■ Supplied material ■
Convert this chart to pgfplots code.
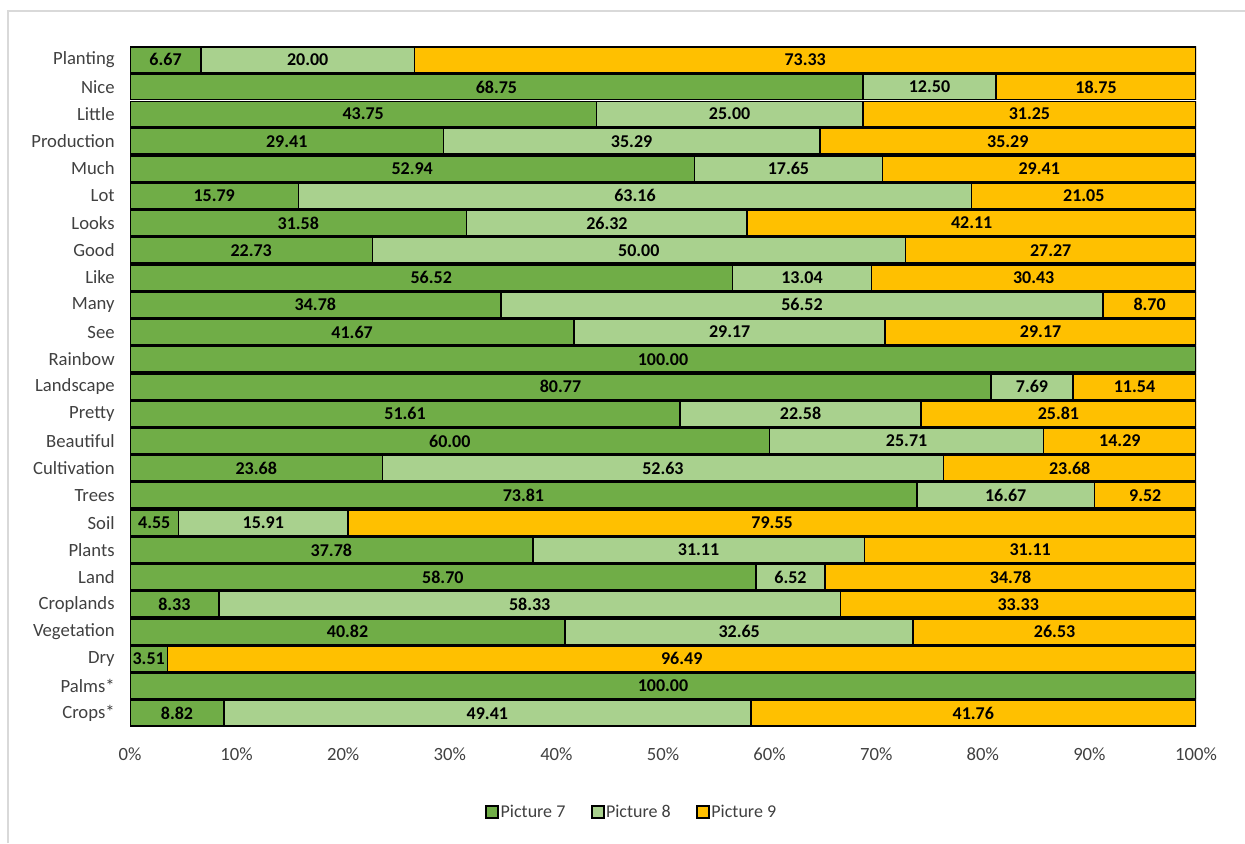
\documentclass[border=0pt]{standalone}
\usepackage{pgfplots}
\usepackage{pgfplotstable}
\pgfplotsset{compat=1.18}
\usepackage{fontspec}
\setmainfont{Carlito}
\definecolor{pic7}{RGB}{112,173,71}
\definecolor{pic8}{RGB}{169,209,142}
\definecolor{pic9}{RGB}{255,192,0}
\definecolor{txt}{RGB}{64,64,64}
\definecolor{frame}{RGB}{217,217,217}

% share of each word per picture (%)
\pgfplotstableread{
name a b c
Planting 6.67 20.00 73.33
Nice 68.75 12.50 18.75
Little 43.75 25.00 31.25
Production 29.41 35.29 35.29
Much 52.94 17.65 29.41
Lot 15.79 63.16 21.05
Looks 31.58 26.32 42.11
Good 22.73 50.00 27.27
Like 56.52 13.04 30.43
Many 34.78 56.52 8.70
See 41.67 29.17 29.17
Rainbow 100.00 0 0
Landscape 80.77 7.69 11.54
Pretty 51.61 22.58 25.81
Beautiful 60.00 25.71 14.29
Cultivation 23.68 52.63 23.68
Trees 73.81 16.67 9.52
Soil 4.55 15.91 79.55
Plants 37.78 31.11 31.11
Land 58.70 6.52 34.78
Croplands 8.33 58.33 33.33
Vegetation 40.82 32.65 26.53
Dry 3.51 0 96.49
Palms* 100.00 0 0
Crops* 8.82 49.41 41.76
}\words

\pgfplotsset{
  frameaxis/.style={
    at={(97.5pt,87pt)}, anchor=south west, scale only axis,
    width=799.5pt, height=510.75pt,
    xmin=0, xmax=100, ymin=-0.5, ymax=24.5, y dir=reverse,
  },
}

\begin{document}
\begin{tikzpicture}
\useasboundingbox (0,0) rectangle (933.75pt,632.25pt);
\draw[frame, line width=2pt] (6pt,0pt) -- (6pt,624pt) -- (933.75pt,624pt);

\begin{axis}[
  frameaxis,
  xbar stacked, bar width=0.94,
  xtick={0,10,...,100},
  xticklabel={\pgfmathprintnumber{\tick}\%},
  ytick={0,...,24},
  yticklabels from table={\words}{name},
  axis line style={draw=none},
  major tick length=0pt,
  /pgf/number format/assume math mode=true,
  tick label style={font=\fontsize{14}{16}\selectfont, text=txt},
  xticklabel style={yshift=-12pt},
  yticklabel style={xshift=-8pt},
  legend columns=3,
  legend style={draw=none, at={(0.471,-0.1248)}, anchor=center,
    font=\fontsize{13.5}{15}\selectfont, text=txt,
    /tikz/every even column/.append style={column sep=17pt},
    /tikz/every odd column/.append style={column sep=-1pt}},
  legend image code/.code={\draw[#1, draw=black, line width=1.5pt] (0pt,-4.5pt) rectangle (9pt,4.5pt);},
]
\addplot[fill=pic7, draw=black, line width=1.2pt] table[x=a, y expr=\coordindex]{\words};
\addplot[fill=pic8, draw=black, line width=1.2pt] table[x=b, y expr=\coordindex]{\words};
\addplot[fill=pic9, draw=black, line width=1.2pt] table[x=c, y expr=\coordindex]{\words};
\legend{Picture 7, Picture 8, Picture 9}
\end{axis}

% value labels centred in each segment
\begin{axis}[
  frameaxis, hide axis,
  point meta=explicit,
  nodes near coords={\pgfmathfloatifflags{\pgfplotspointmeta}{0}{}{\pgfmathprintnumber[fixed,fixed zerofill,precision=2]{\pgfplotspointmeta}}},
  nodes near coords align={center},
  every node near coord/.append style={anchor=center, text=black,
    font=\bfseries\fontsize{13.5}{15}\selectfont,
    /pgf/number format/assume math mode=true},
]
\addplot[draw=none, mark=none] table[x expr=\thisrow{a}/2, y expr=\coordindex, meta=a]{\words};
\addplot[draw=none, mark=none] table[x expr=\thisrow{a}+\thisrow{b}/2, y expr=\coordindex, meta=b]{\words};
\addplot[draw=none, mark=none] table[x expr=\thisrow{a}+\thisrow{b}+\thisrow{c}/2, y expr=\coordindex, meta=c]{\words};
\end{axis}
\end{tikzpicture}
\end{document}
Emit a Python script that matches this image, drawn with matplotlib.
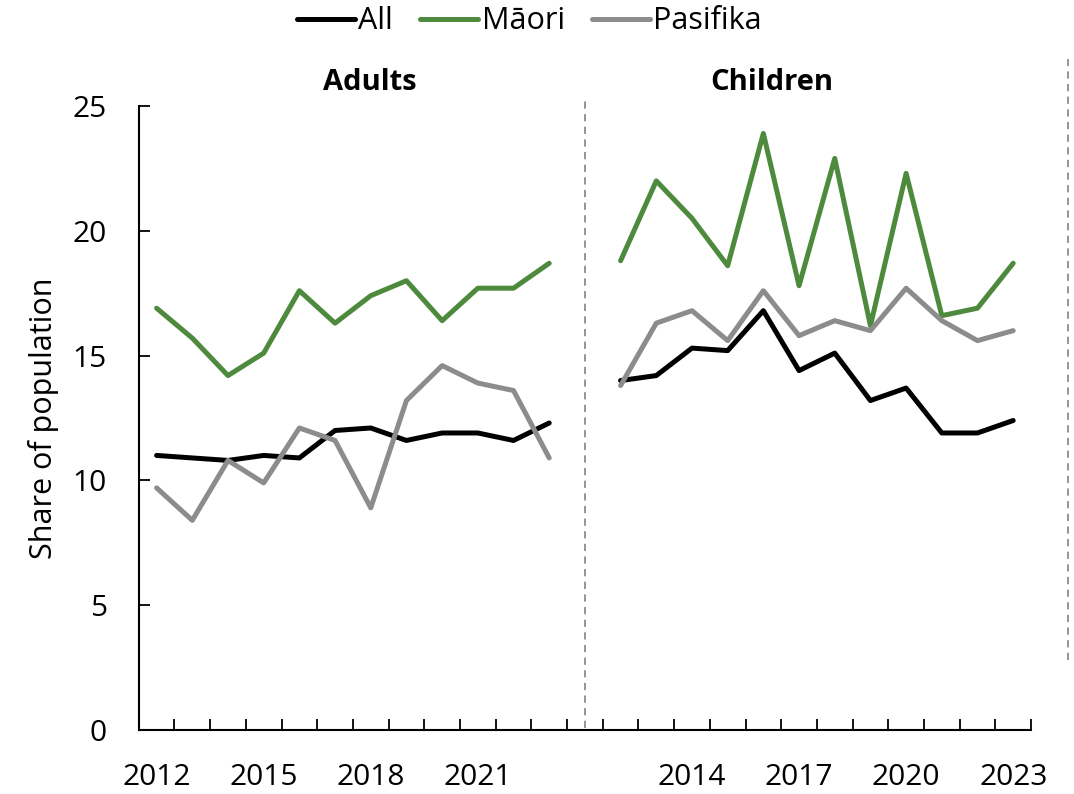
import matplotlib.pyplot as plt
from matplotlib.ticker import FixedLocator, NullFormatter

plt.rcParams['font.family'] = ['Open Sans', 'DejaVu Sans']

years = list(range(2012, 2024))

adults_all      = [11.0, 10.9, 10.8, 11.0, 10.9, 12.0, 12.1, 11.6, 11.9, 11.9, 11.6, 12.3]
adults_maori    = [16.9, 15.7, 14.2, 15.1, 17.6, 16.3, 17.4, 18.0, 16.4, 17.7, 17.7, 18.7]
adults_pasifika = [9.7, 8.4, 10.8, 9.9, 12.1, 11.6, 8.9, 13.2, 14.6, 13.9, 13.6, 10.9]

children_all      = [14.0, 14.2, 15.3, 15.2, 16.8, 14.4, 15.1, 13.2, 13.7, 11.9, 11.9, 12.4]
children_maori    = [18.8, 22.0, 20.5, 18.6, 23.9, 17.8, 22.9, 16.2, 22.3, 16.6, 16.9, 18.7]
children_pasifika = [13.8, 16.3, 16.8, 15.6, 17.6, 15.8, 16.4, 16.0, 17.7, 16.4, 15.6, 16.0]

adult_labels = [2012, 2015, 2018, 2021]
child_labels = [2014, 2017, 2020, 2023]

series = [
    ("All",      adults_all,      children_all,      "black"),
    ("Māori",    adults_maori,    children_maori,    "#4e8a3e"),
    ("Pasifika", adults_pasifika, children_pasifika, "#8c8c8c"),
]

# categorical slots: 12 adult years, one gap, 12 child years
n = len(years)
x_adult = list(range(n))
x_child = [n + 1 + i for i in range(n)]
n_slots = 2 * n + 1

fig = plt.figure(figsize=(10.74, 7.94), dpi=100)
ax = fig.add_axes([0.1292, 0.0806, 0.8308, 0.7859])

for label, a_vals, c_vals, color in series:
    ax.plot(x_adult, a_vals, color=color, lw=3.6, label=label,
            solid_capstyle='round', solid_joinstyle='round')
    ax.plot(x_child, c_vals, color=color, lw=3.6,
            solid_capstyle='round', solid_joinstyle='round')

ax.set_xlim(-0.5, n_slots - 0.5)
ax.set_ylim(0, 25)
ax.set_yticks([0, 5, 10, 15, 20, 25])

# tick marks between categories, labels on chosen years
ax.xaxis.set_major_locator(FixedLocator([i - 0.5 for i in range(n_slots + 1)]))
ax.xaxis.set_major_formatter(NullFormatter())
lab_pos = [x_adult[years.index(y)] for y in adult_labels] + \
          [x_child[years.index(y)] for y in child_labels]
ax.set_xticks(lab_pos, minor=True)
ax.set_xticklabels([str(y) for y in adult_labels + child_labels], minor=True)
ax.tick_params(axis='x', which='major', direction='in', length=8, width=1.3)
ax.tick_params(axis='x', which='minor', length=0, pad=24, labelsize=21.5)
ax.tick_params(axis='y', direction='in', length=8, width=1.3, pad=23, labelsize=21.5)

for side in ['top', 'right']:
    ax.spines[side].set_visible(False)
for side in ['left', 'bottom']:
    ax.spines[side].set_linewidth(1.5)

ax.set_ylabel('Share of population', fontsize=22, labelpad=10)

# panel separator and right-hand dashed line
ax.plot([n, n], [0.1, 25.2], color='#8c8c8c', lw=1.3, ls=(0, (4, 3)), clip_on=False)
ax.plot([25.53, 25.53], [2.8, 26.9], color='#8c8c8c', lw=1.3, ls=(0, (4, 3)), clip_on=False)

ax.text(5.98, 25.95, 'Adults', ha='center', va='center', fontsize=21, fontweight='bold')
ax.text(17.24, 25.95, 'Children', ha='center', va='center', fontsize=21, fontweight='bold')

fig.legend(loc='center', bbox_to_anchor=(0.493, 0.973), ncol=3, frameon=False,
           fontsize=22, handlelength=1.9, handletextpad=0.1, columnspacing=0.9)

fig.savefig('out.png', dpi=100)
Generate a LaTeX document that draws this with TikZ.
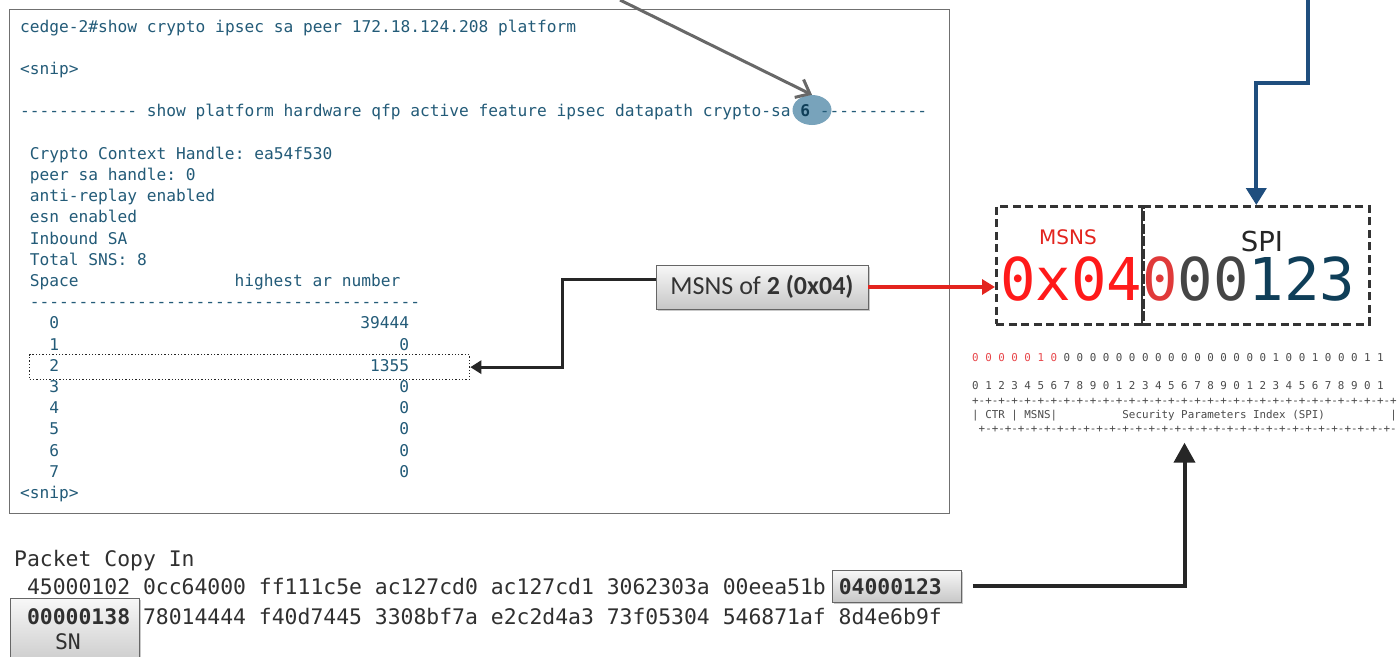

■ Brief ■
Select and copy every line from the records that includes the word "image".

■ Response to this task ■
  legend image code/.code={\draw[#1, draw=black, line width=1.5pt] (0pt,-4.5pt) rectangle (9pt,4.5pt);},
Emit a Python script that matches this image, drawn with matplotlib.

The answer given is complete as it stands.